El señor Rufino lleva uno de los apellidos más populares de Isla Fuerte, que también perteneció a una de las cinco familias que colonizaron este territorio hace por lo menos 200 años: los Barrios. Llegaron también los Zúñiga, los Caraballo, los Jiménez, los Castillo. Todos provenientes de Barú. Desplazados “de mala manera” por una compañía extranjera. Eran navegantes. Pescadores. Agricultores. Se asentaron y se dieron a la tarea de “domar” la isla. No fue —no ha sido— fácil. Isla Fuerte es una tierra agreste. Con un clima bochornoso de 28 grados. Con un salitre que carcome las casas, los puertos, los barcos. Cuando se camina por los senderos que la atraviesan se tiene la sensación de que sigue siendo un territorio virgen. Salvaje. Abandonado. Y eso la hace tan atractiva. Tan bella. Tan imborrable.
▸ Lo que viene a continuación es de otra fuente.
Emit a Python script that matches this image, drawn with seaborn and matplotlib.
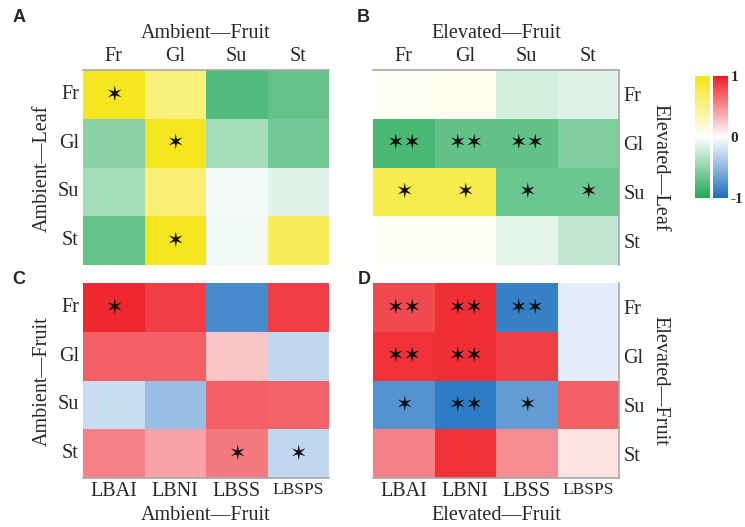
import numpy as np
import pandas as pd
import matplotlib
matplotlib.use("Agg")
import matplotlib.pyplot as plt
from matplotlib.colors import LinearSegmentedColormap, Normalize
from matplotlib.cm import ScalarMappable
import seaborn as sns

sns.set_theme(style="white")
plt.rcParams["font.family"] = ["Liberation Serif", "DejaVu Sans"]

# Sugar components (rows / top columns) and fruit traits (bottom columns)
sugars = ["Fr", "Gl", "Su", "St"]
traits = ["LBAI", "LBNI", "LBSS", "LBSPS"]

# Correlation coefficients, rows = leaf (A, B) or fruit (C, D) sugars
amb_leaf_fruit = [
    [0.95, 0.55, -0.78, -0.68],
    [-0.52, 0.95, -0.40, -0.62],
    [-0.40, 0.60, -0.04, -0.14],
    [-0.68, 0.95, -0.07, 0.70],
]
elev_leaf_fruit = [
    [0.05, 0.07, -0.20, -0.14],
    [-0.80, -0.70, -0.70, -0.57],
    [0.75, 0.75, -0.65, -0.65],
    [0.05, 0.06, -0.13, -0.28],
]
amb_fruit_traits = [
    [0.95, 0.85, -0.80, 0.85],
    [0.70, 0.70, 0.25, -0.28],
    [-0.24, -0.45, 0.70, 0.68],
    [0.55, 0.40, 0.58, -0.28],
]
elev_fruit_traits = [
    [0.80, 0.92, -0.88, -0.12],
    [0.90, 0.92, 0.85, -0.12],
    [-0.75, -0.92, -0.68, 0.70],
    [0.55, 0.90, 0.50, 0.12],
]

# Significance marks (0 = none, 1 = p<0.05, 2 = p<0.01)
amb_leaf_sig = [[1, 0, 0, 0], [0, 1, 0, 0], [0, 0, 0, 0], [0, 1, 0, 0]]
elev_leaf_sig = [[0, 0, 0, 0], [2, 2, 2, 0], [1, 1, 1, 1], [0, 0, 0, 0]]
amb_fruit_sig = [[1, 0, 0, 0], [0, 0, 0, 0], [0, 0, 0, 0], [0, 0, 1, 1]]
elev_fruit_sig = [[2, 2, 2, 0], [2, 2, 0, 0], [1, 2, 1, 0], [0, 0, 0, 0]]

cmap_gy = LinearSegmentedColormap.from_list(
    "gwy", ["#1fa855", "#ffffff", "#f6e514"])
cmap_br = LinearSegmentedColormap.from_list(
    "bwr2", ["#1b6fc0", "#ffffff", "#ee1c25"])

W, H = 745, 527
fig = plt.figure(figsize=(W / 100, H / 100), dpi=100)


def px_axes(x0, y0, x1, y1):
    return fig.add_axes([x0 / W, 1 - y1 / H, (x1 - x0) / W, (y1 - y0) / H])


star = "\u2736"
TF = 14.5


def panel(ax, vals, sig, rows, cols, cmap, top, right):
    df = pd.DataFrame(vals, index=rows, columns=cols)
    labels = np.array([[star * s for s in r] for r in sig])
    sns.heatmap(df, ax=ax, cmap=cmap, vmin=-1, vmax=1, cbar=False,
                annot=labels, fmt="",
                annot_kws=dict(color="#111111", fontsize=15,
                               family="DejaVu Sans"))
    ax.tick_params(length=0, labelsize=TF, pad=3)
    ax.set_xlabel("")
    ax.set_ylabel("")
    for s in ax.spines.values():
        s.set_visible(False)
    if top:
        ax.xaxis.tick_top()
        ax.spines["top"].set_visible(True)
    else:
        ax.spines["bottom"].set_visible(True)
    if right:
        ax.yaxis.tick_right()
        ax.spines["right"].set_visible(True)
    for s in ax.spines.values():
        s.set_color("#a8a8a8")
        s.set_linewidth(1.2)
    ax.set_yticklabels(rows, rotation=0)
    ax.set_xticklabels(cols, rotation=0)


axA = px_axes(83, 70, 329, 265)
panel(axA, amb_leaf_fruit, amb_leaf_sig, sugars, sugars, cmap_gy, True, False)
axB = px_axes(373, 70, 619, 265)
panel(axB, elev_leaf_fruit, elev_leaf_sig, sugars, sugars, cmap_gy, True, True)
axC = px_axes(83, 283, 329, 478)
panel(axC, amb_fruit_traits, amb_fruit_sig, sugars, traits, cmap_br, False, False)
axD = px_axes(373, 283, 619, 478)
panel(axD, elev_fruit_traits, elev_fruit_sig, sugars, traits, cmap_br, False, True)

for ax in (axC, axD):
    ax.get_xticklabels()[-1].set_fontsize(12.5)

# Axis titles
fig.text(206 / W, 1 - 33 / H, "Ambient\u2014Fruit", ha="center", va="center", fontsize=TF)
fig.text(496 / W, 1 - 33 / H, "Elevated\u2014Fruit", ha="center", va="center", fontsize=TF)
fig.text(206 / W, 1 - 515 / H, "Ambient\u2014Fruit", ha="center", va="center", fontsize=TF)
fig.text(496 / W, 1 - 515 / H, "Elevated\u2014Fruit", ha="center", va="center", fontsize=TF)
fig.text(42 / W, 1 - 168 / H, "Ambient\u2014Leaf", ha="center", va="center", fontsize=TF, rotation=90)
fig.text(42 / W, 1 - 381 / H, "Ambient\u2014Fruit", ha="center", va="center", fontsize=TF, rotation=90)
fig.text(660 / W, 1 - 168 / H, "Elevated\u2014Leaf", ha="center", va="center", fontsize=TF, rotation=270)
fig.text(660 / W, 1 - 381 / H, "Elevated\u2014Fruit", ha="center", va="center", fontsize=TF, rotation=270)

# Panel letters
for lab, x, y in [("A", 19, 18), ("B", 363, 18), ("C", 19, 279), ("D", 364, 279)]:
    fig.text(x / W, 1 - y / H, lab, ha="center", va="center", fontsize=13,
             fontweight="bold", family="Liberation Sans")

# Colour scales
norm = Normalize(vmin=-1, vmax=1)
cax1 = px_axes(695, 76, 710, 198)
cb1 = fig.colorbar(ScalarMappable(norm=norm, cmap=cmap_gy), cax=cax1)
cb1.set_ticks([])
cb1.outline.set_visible(False)
cax2 = px_axes(713, 76, 728, 198)
cb2 = fig.colorbar(ScalarMappable(norm=norm, cmap=cmap_br), cax=cax2)
cb2.set_ticks([-1, 0, 1])
cb2.set_ticklabels(["-1", "0", "1"])
cb2.ax.tick_params(length=0, labelsize=11, pad=2)
for t in cb2.ax.get_yticklabels():
    t.set_fontweight("bold")
cb2.outline.set_visible(False)

fig.savefig("out.png", dpi=100)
Otra cosa opina don Rufino, que dice enérgico: “Isla Fuerte ya se acabó... Ufff... se nos acabó”. Su esposa frunce la boca y asiente con la cabeza, sin mirarlo. El señor se sigue lamentando y finaliza la retahíla quejándose de que hasta su dios lo haya abandonado. “Yo era católico, pero aquí ni el cura volvió. Ahora casi toda la isla es evangélica. Hasta mi mujer, que se va para el culto y me deja solito”.
Hablar de Alejandrina sí lo hace sonreír. Contar que celebraron su matrimonio en 1946 y que el mismísimo obispo de Cartagena fue quien les dio la bendición. A ellos y a diez parejas más.
Doña Ruca y don Rufino
En esta Isla Fuerte, cuando una persona pierde la razón, la memoria, la capacidad de elegir, se dice que ya no se pertenece. En el fondo todos los viejos saben que probablemente llegarán a los 100 o a los 107 años —como Juanita de la Hoz— sin recuerdos. Entonces deciden hablar.
En eso se les va la vida a doña Ruca y a don Rufino, dos de los habitantes más viejos del corregimiento que todavía conservan la lucidez, la claridad de las fechas y los nombres con apellidos. Los dos reciben a cualquier visitante y les narran las mismas anécdotas una y otra y otra vez. Ella conserva la historia de la isla en la cabeza y él, en un libro resguardado en alguna parte. Esta es la Isla Fuerte del Caribe colombiano contada por dos viejos que todavía se pertenecen.